My life has become a void. An endless succession of hollow days, going through the motions, accomplishing nothing for months on end. I stare at an rectangular electronic device from the moment I wake to the moment I close my eyes, lulling my mind into a stupor to mask the emptiness and pain. Hours, days, months…it’s all the same. I think the seasons have changed. I feel like a building that’s been condemned, dark, empty of life, pathetic. The only true proof I have of the passing of time is my ever-growing belly. Pregnancy is supposed to be a time of happiness and excitement, two people feeling the movements of their unseen child, discussing who he might become with eyes full of joy. Sometimes I’m successful at being excited and happy, but he seems disinterested. I long to hold my child in my arms again more than anything in the world, even though this child will never replace the one I’ve lost. I’m trying my best to prepare for his arrival, in both the traditional way and mentally. Will I love him like I did Daxon? Will he share my eyes, or will they be blue like Dax’s, or maybe both blue and green like his father’s? Will he sometimes make the same expressions as Dax, sending a thousand needles through my heart? Will he live? This…this is what plagues my mind. I am where babies go to die, it seems. I want him so badly. I need him to survive. But I feel like a deep, dark part of me knows that he won’t, and then I won’t either. I can’t have three babies in Heaven before me. I can’t. When will this day ever end?

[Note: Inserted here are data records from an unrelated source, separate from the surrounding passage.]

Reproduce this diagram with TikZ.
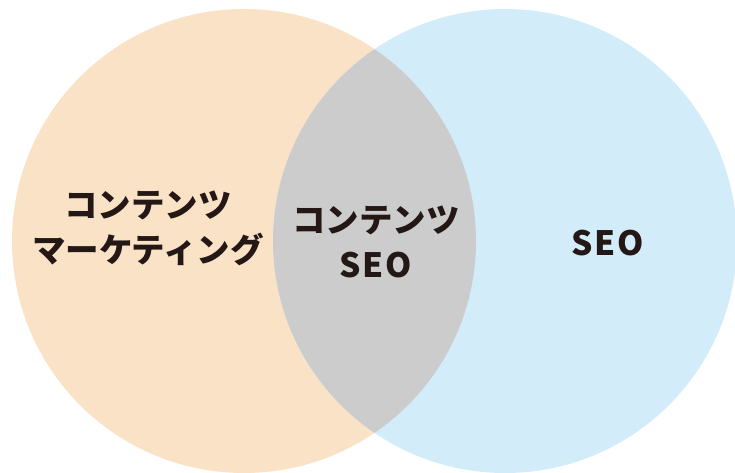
\documentclass[tikz,border=0pt]{standalone}
\usepackage{fontspec}
\newfontfamily\jpfont{Noto Sans CJK JP}
\usetikzlibrary{positioning}

\definecolor{mktorange}{RGB}{250,226,198}
\definecolor{seoblue}{RGB}{211,236,249}
\definecolor{overlapgray}{RGB}{204,204,204}
\definecolor{labeltext}{RGB}{35,24,21}

\newcommand{\seotext}{{\addfontfeature{LetterSpace=5}SEO}}

\begin{document}
\begin{tikzpicture}[x=1pt, y=-1pt]
\tikzstyle{label}=[text=labeltext, font=\jpfont\bfseries\fontsize{33.5}{45}\selectfont, align=center, inner sep=0pt]
\useasboundingbox (0,0) rectangle (735,472);
\clip (0,0) rectangle (735,472);

% circles
\fill[mktorange] (244,241) circle (232);
\fill[seoblue]   (505,241) circle (232);
\begin{scope}
\clip (244,241) circle (232);
\fill[overlapgray] (505,241) circle (232);
\end{scope}

% labels
\node[label] (marketing) at (148,228) {コンテンツ\\マーケティング};
\node[label] (contentseo) at (376,242) {コンテンツ\\\seotext};
\node[label] (seo) at (608,243) {\seotext};
\end{tikzpicture}
\end{document}
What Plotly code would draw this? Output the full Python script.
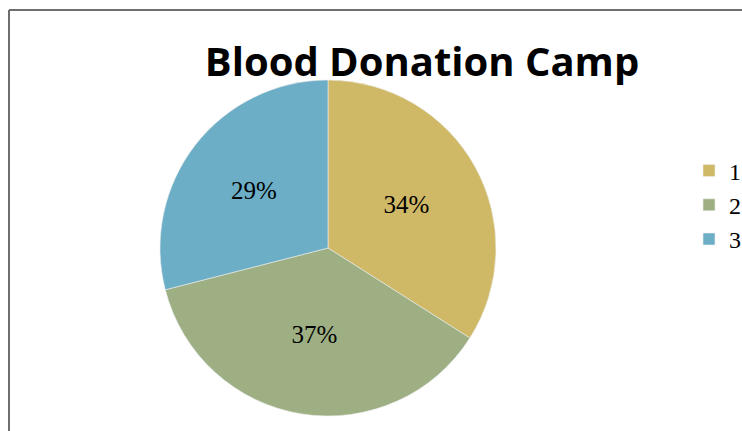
import plotly.graph_objects as go

categories = ["1", "2", "3"]
values = [34, 37, 29]
colors = ["#CFB866", "#9DAF83", "#6BAEC6"]
title_text = "Blood Donation Camp"

W, H = 742, 431
cx, cy, r = 328, 248, 168

fig = go.Figure(go.Pie(
    labels=categories,
    values=values,
    sort=False,
    direction="clockwise",
    rotation=0,
    marker=dict(colors=colors, line=dict(color="#EEEEEE", width=0.6)),
    textinfo="percent",
    texttemplate="%{percent:.0%}",
    textposition="inside",
    insidetextorientation="horizontal",
    textfont=dict(family="Liberation Serif", size=25, color="#000000"),
    domain=dict(x=[(cx - r) / W, (cx + r) / W], y=[1 - (cy + r) / H, 1 - (cy - r) / H]),
    hoverinfo="label+percent",
))

fig.update_layout(
    width=W, height=H,
    margin=dict(l=0, r=0, t=0, b=0, autoexpand=False),
    paper_bgcolor="white",
    plot_bgcolor="white",
    title=dict(text="<b>" + title_text + "</b>", x=422 / W, xanchor="center",
               y=1 - 62 / H, yanchor="middle",
               font=dict(family="Open Sans", size=40, color="#000000")),
    showlegend=True,
    legend=dict(x=689 / W, xanchor="left", y=1 - 205 / H, yanchor="middle",
                font=dict(family="Liberation Serif", size=24, color="#000000"),
                bgcolor="rgba(0,0,0,0)", itemwidth=30),
    shapes=[
        dict(type="line", xref="paper", yref="paper", x0=9 / W, x1=9 / W, y0=0, y1=1 - 10 / H,
             line=dict(color="#6E6E6E", width=2)),
        dict(type="line", xref="paper", yref="paper", x0=9 / W, x1=1, y0=1 - 10 / H, y1=1 - 10 / H,
             line=dict(color="#6E6E6E", width=2)),
    ],
)

fig.write_html(
    "out.html",
    config={"displayModeBar": False},
    post_script="document.body.style.margin='0';document.body.style.overflow='hidden';",
)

Grief has so many unexpected turns, so many unwelcome surprises that seem to grow right out of the aching hole in your chest. One of the worst ones I’ve found since losing my son was the loss of my identity. I didn’t even realize that that was what had happened until another mother mentioned it in a group session. When I became a mother, my old life became a dark, dirty memory and the whole world opened up to me. I experienced a love I had no idea was even possible. Sometimes, I felt so much love for that tiny little person, I felt nearly frantic not knowing how to handle it all. It overwhelmed me in the best possible ways. Everything about the way I lived my life changed and I became Daxon’s Mom. If pre-mom me was reading this right now, she would probably be rolling her eyes, but I understand it now. I understand how having a baby doesn’t just mean “having a baby”. I understand that it means becoming someone entirely new and better and feeling truly unconditional love like no other.
I have been feeling lost ever since he left. At first, I had no idea what to do with my days. Even still, I look at the bare living room floor, wishing to God that it were covered in toys again with a curious little boy banging them around, coming to me for snacks and snuggles. I have been filling my days with sleeping in, watching crappy tv, and mindlessly playing with my iPad. I do almost nothing productive. I have a few projects on the go, but I can’t seem to focus enough to really finish much of anything. It took me a month to unpack from our vacation because looking at my suitcase made me feel overwhelmed and anxious, like I had no idea where to even start and it was just too much to handle. I can’t even enjoy sex anymore, even though I’m pregnant and hormonal. I feel so guilty that I sometimes make myself do it anyway, but he can always tell my head and heart aren’t in it. And then I feel even more guilty so I try harder still to convince him I’m fine and he can keep going. I died with my son. All the happy, loving parts of me died with him and I am left here to be lost and destroyed. Nothing could have prepared me for this emptiness. Never in my life could I have ever imagined feeling so utterly and completely…..lost. But I’ve survived yet another empty day. I am one day closer to holding my baby boy safely in my arms again.